(DIRECTIONS FOR THIS TASK):
Take every line from the first down to the line with "v in enumerate(vals)]" and set it down exactly, without the pictures.

(STORED DATA):
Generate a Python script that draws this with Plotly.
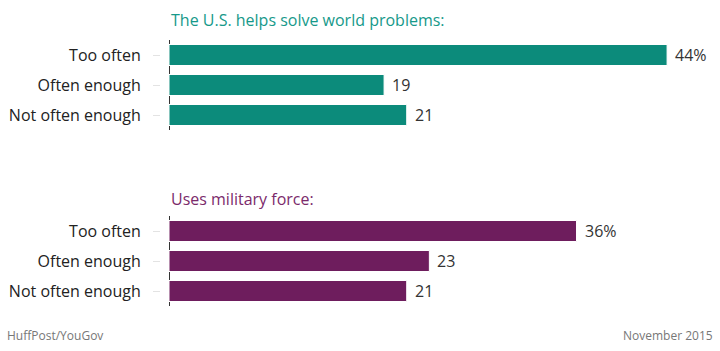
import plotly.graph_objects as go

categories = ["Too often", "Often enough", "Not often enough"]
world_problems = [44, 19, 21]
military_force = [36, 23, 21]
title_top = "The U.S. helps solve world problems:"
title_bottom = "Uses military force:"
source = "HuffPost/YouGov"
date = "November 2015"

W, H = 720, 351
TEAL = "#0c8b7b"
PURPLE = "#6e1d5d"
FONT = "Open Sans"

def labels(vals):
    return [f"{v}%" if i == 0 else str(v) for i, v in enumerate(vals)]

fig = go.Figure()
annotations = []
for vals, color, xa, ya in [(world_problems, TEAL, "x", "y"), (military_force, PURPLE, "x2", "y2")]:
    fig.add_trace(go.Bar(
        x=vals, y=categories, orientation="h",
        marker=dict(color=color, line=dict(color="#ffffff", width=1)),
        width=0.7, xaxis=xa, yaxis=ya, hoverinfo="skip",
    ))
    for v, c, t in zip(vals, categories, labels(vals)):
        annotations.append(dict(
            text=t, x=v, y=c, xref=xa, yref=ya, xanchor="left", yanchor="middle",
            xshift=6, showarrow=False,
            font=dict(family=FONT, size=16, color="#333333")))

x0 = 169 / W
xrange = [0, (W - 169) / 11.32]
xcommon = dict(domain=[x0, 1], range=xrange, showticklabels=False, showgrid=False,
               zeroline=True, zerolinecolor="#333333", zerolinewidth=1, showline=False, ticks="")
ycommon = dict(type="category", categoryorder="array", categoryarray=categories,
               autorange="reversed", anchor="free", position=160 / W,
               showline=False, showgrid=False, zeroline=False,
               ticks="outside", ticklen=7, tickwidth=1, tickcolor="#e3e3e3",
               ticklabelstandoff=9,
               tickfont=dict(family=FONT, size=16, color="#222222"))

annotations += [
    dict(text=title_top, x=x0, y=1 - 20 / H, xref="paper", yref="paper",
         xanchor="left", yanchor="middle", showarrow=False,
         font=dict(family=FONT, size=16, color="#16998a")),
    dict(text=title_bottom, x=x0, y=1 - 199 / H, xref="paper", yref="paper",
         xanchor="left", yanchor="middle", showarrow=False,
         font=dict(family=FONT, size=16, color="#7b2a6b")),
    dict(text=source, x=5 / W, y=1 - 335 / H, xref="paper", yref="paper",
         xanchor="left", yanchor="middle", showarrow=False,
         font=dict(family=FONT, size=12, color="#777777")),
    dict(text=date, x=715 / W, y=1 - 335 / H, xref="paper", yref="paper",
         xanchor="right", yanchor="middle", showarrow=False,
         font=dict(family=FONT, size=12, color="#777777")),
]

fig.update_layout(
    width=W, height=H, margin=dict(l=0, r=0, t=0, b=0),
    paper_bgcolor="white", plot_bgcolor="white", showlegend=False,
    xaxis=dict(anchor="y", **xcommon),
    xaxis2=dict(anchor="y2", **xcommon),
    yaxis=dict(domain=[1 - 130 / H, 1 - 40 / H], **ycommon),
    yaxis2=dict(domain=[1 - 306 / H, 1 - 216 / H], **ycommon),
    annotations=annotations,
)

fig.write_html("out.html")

(FULL ANSWER):
Generate a Python script that draws this with Plotly.
import plotly.graph_objects as go

categories = ["Too often", "Often enough", "Not often enough"]
world_problems = [44, 19, 21]
military_force = [36, 23, 21]
title_top = "The U.S. helps solve world problems:"
title_bottom = "Uses military force:"
source = "HuffPost/YouGov"
date = "November 2015"

W, H = 720, 351
TEAL = "#0c8b7b"
PURPLE = "#6e1d5d"
FONT = "Open Sans"

def labels(vals):
    return [f"{v}%" if i == 0 else str(v) for i, v in enumerate(vals)]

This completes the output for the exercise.